GIVEN REQUEST. Everything from the first line of the data below through the line that contains "W, H = 789, 748" should be written out exactly, please, and nothing more; the pictures stay out.

GIVEN MATERIAL.
-- START --

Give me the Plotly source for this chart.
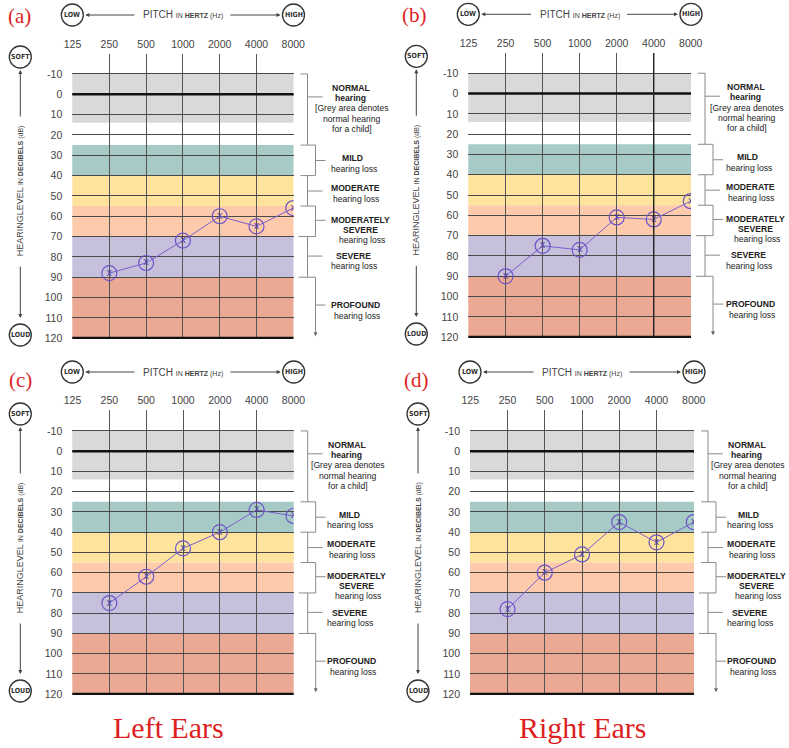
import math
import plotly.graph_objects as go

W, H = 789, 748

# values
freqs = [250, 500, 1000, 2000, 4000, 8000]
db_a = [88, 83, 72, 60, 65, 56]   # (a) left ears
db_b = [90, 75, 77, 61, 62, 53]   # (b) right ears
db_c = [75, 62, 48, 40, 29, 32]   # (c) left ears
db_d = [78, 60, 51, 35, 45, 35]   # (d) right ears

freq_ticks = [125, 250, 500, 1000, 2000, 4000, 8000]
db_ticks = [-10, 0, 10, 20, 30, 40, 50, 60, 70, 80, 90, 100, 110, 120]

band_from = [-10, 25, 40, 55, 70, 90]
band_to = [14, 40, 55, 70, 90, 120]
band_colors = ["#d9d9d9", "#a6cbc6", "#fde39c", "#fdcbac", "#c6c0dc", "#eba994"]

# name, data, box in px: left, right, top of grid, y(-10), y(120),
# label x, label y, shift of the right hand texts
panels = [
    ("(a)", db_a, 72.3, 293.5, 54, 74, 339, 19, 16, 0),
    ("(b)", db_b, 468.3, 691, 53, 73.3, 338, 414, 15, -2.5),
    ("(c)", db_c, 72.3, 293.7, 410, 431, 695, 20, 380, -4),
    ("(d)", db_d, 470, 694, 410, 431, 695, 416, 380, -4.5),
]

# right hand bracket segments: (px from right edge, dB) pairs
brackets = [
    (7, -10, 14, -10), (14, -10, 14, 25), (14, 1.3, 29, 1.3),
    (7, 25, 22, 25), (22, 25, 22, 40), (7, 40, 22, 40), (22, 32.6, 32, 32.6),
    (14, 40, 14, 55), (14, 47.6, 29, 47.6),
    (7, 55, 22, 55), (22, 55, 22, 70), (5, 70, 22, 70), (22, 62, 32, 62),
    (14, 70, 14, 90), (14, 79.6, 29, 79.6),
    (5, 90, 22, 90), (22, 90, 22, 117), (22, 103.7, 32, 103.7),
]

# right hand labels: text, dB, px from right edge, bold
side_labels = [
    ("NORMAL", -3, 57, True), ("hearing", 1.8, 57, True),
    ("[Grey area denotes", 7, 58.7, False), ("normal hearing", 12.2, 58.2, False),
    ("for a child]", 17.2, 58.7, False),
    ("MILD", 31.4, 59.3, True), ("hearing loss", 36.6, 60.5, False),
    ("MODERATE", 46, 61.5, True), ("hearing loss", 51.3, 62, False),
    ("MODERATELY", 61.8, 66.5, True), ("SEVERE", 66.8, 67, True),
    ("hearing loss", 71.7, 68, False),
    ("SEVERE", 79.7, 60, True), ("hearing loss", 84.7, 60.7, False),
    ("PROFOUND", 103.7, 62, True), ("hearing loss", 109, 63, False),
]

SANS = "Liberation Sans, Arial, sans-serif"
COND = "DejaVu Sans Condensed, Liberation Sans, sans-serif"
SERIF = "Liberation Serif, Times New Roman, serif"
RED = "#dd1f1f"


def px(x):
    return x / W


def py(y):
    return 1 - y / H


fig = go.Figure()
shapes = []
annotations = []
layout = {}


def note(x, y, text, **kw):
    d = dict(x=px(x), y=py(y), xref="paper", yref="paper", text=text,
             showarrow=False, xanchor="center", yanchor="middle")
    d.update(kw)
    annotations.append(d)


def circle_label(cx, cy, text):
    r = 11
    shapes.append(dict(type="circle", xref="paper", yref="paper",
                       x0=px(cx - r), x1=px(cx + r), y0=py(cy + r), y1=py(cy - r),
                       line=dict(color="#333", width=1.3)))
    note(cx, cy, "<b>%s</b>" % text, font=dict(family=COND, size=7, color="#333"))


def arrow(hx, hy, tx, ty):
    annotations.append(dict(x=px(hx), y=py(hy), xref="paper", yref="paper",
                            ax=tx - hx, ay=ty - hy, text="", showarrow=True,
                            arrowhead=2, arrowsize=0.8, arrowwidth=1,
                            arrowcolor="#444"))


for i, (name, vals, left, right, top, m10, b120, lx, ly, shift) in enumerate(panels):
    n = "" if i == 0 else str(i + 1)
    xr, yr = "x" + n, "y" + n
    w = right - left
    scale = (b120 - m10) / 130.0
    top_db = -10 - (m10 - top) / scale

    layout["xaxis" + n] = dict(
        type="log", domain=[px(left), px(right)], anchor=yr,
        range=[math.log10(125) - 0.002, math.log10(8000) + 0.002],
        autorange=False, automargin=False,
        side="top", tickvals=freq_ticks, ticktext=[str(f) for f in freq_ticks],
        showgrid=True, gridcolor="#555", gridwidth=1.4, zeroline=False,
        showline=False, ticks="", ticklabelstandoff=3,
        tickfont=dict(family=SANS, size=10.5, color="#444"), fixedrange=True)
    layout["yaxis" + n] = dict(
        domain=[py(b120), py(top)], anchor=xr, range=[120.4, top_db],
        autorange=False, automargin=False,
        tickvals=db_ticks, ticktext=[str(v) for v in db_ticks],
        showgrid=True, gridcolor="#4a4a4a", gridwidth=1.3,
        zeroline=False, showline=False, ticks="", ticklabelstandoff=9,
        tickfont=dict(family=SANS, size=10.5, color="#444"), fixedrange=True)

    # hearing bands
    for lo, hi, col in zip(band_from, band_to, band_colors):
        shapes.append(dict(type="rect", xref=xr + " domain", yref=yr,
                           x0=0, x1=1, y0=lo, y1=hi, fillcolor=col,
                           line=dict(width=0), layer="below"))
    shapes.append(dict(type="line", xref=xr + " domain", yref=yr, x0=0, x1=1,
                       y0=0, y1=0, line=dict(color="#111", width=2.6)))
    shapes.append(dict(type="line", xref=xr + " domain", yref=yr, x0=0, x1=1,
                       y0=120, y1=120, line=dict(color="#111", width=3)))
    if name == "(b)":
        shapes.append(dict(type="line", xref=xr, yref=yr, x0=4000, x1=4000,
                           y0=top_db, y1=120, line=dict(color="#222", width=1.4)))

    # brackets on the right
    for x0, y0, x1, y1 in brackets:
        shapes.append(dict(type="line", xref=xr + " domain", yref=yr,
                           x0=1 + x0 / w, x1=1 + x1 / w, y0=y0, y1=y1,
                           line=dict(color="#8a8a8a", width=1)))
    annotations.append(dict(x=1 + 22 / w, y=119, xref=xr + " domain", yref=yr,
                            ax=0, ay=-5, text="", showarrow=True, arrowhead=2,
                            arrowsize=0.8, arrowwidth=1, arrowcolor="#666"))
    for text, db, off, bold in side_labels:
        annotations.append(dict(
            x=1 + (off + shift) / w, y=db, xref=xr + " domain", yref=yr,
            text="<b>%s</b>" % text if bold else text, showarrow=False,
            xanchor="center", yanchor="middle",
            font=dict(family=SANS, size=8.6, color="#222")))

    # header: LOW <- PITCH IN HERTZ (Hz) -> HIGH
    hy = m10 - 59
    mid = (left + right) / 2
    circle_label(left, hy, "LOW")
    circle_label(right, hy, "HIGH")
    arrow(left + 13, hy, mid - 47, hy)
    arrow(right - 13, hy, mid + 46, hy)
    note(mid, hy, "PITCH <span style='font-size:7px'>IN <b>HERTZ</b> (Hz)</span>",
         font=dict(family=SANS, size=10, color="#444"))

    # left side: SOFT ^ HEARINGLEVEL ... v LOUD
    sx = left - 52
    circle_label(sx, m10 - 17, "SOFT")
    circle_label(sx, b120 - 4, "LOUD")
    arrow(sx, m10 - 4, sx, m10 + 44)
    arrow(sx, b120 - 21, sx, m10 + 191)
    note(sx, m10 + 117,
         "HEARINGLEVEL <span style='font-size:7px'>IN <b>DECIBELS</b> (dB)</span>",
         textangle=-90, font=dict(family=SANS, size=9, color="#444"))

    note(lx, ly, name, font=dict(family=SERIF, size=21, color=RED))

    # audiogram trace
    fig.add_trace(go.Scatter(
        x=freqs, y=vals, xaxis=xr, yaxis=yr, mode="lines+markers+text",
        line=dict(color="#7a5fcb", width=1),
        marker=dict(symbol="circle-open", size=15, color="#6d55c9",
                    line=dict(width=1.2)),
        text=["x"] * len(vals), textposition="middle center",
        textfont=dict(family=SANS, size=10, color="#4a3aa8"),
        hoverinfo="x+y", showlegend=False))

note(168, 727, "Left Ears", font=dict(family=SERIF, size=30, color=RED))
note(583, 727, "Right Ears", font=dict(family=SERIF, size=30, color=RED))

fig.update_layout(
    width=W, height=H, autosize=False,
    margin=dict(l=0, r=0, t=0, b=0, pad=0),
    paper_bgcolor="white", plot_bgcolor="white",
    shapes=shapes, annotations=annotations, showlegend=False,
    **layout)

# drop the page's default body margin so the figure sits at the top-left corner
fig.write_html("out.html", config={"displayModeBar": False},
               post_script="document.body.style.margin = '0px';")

-- END --

EXERCISE RESULT.
Give me the Plotly source for this chart.
import math
import plotly.graph_objects as go

W, H = 789, 748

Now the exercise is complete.